The concept of "sinicization" of religion was first used by Chinese President Xi Jinping in May. As part of the policy, churches are urged to adapt to Chinese society under communist rule.

"Loving the country and the church are both 'love [coming] from God,'" Chen said, according to the religious affairs administration website. He added that he hoped the Catholic leaders would "continue to walk the path of an independent church with a firm will."

The 25 Catholic leaders who attended the Oct. 19-24 meeting hold posts with the government-sanctioned Chinese Catholic Patriotic Association and the bishops' conference, which the Holy See does not recognize.

As part of the six-day trip, bishops with dual approval from the Vatican and the Chinese government also concelebrated Masses with illicit bishops, who are excommunicated by the Holy See.

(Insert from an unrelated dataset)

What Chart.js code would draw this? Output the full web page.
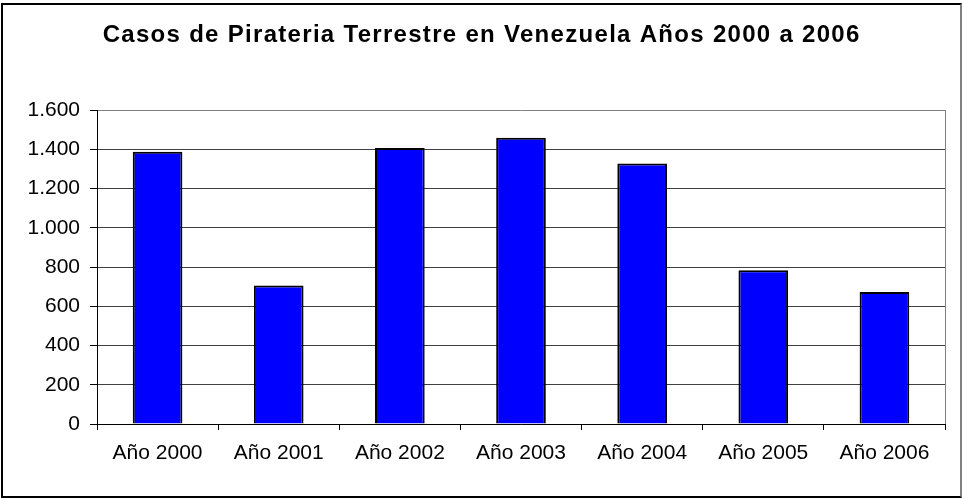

Such concelebration is considered sacrilege and often rejected by laypeople.

As part of the trip, the Chinese Catholic delegation also visited sites considered important to Chinese communists, in addition to Catholic churches in Guizhou.

Meanwhile in Rome, Cardinal Pietro Parolin, the Vatican's secretary of state, confirmed the separate October meeting between the Holy See and Beijing.

"It is a part of a process aimed at the normalization of relations," Cardinal Parolin told media Oct. 28. "The sheer fact we are able to talk about it is significant."

The cardinal said the Vatican hoped to "establish normal relations" with China.